July 28, 2020 — “Fair use” is an essential doctrine of copyright law that is unevenly applied, said participants in a Senate Intellectual Property Subcommittee hearing Tuesday.

The hearing, “How Does the DMCA Contemplate Limitations and Exceptions Like Fair Use,” saw participants discuss whether the Digital Millennium Copyright Act still permits fair uses of copyrighted content that would be otherwise infringing.

The DMCA, passed in 1998, criminalizes the manufacture, sale or other distribution of technologies designed to decrypt encoded copyrighted material. This ban on anti-circumvention tools does not appear to account for fair use.

The fair use exception to copyright law allows the republication or redistribution of copyrighted works for commentary, criticism or educational purposes without having to obtain permission from the copyright holder.

However, Joseph Gratz, partner at Durie Tangri, said that fair use often clearly applies but is not enforced, leaving users of the legally obtained content to deal with automated content censors.

“Fair use depends on context, and machines can’t consider context,” he said. “A video, for example, that incidentally captures a song playing in the background at a political rally or a protest is clearly fair use but may be detected by an automated filter.”
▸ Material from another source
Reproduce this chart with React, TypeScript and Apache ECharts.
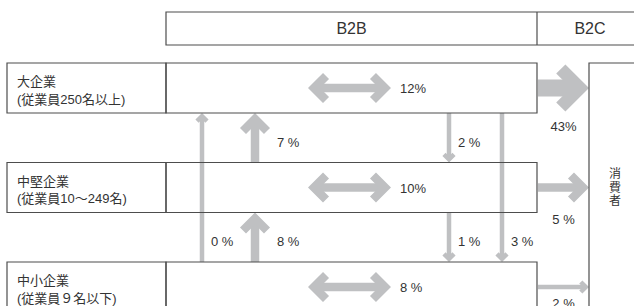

When an automated filter detects a song on a platform like YouTube, it redirects advertising revenue from the creator of the video to the creator of the song, often erroneously.

Rick Beato, who owns a music education YouTube channel with over one-and-a-half million subscribers, said that he does not receive ad revenue from hundreds of his videos.

“One of my recent videos called ‘The Mixolydian Mode’ was manually claimed by Sony ATV because I played ten seconds of a Beatles song on my acoustic guitar to demonstrate how the melody is derived from the scale,” he said. “This is an obvious example of fair use, I would argue.”

Grammy-winning recording artist Yolanda Adams testified that she sees the problems of fair use employment as about more than simply receiving money.

“As a gospel artist, I’m not just an entertainer,” she said. “I see my mission as using my gift to spread the gospel — so for me, fair use is not just about money. It’s about access.”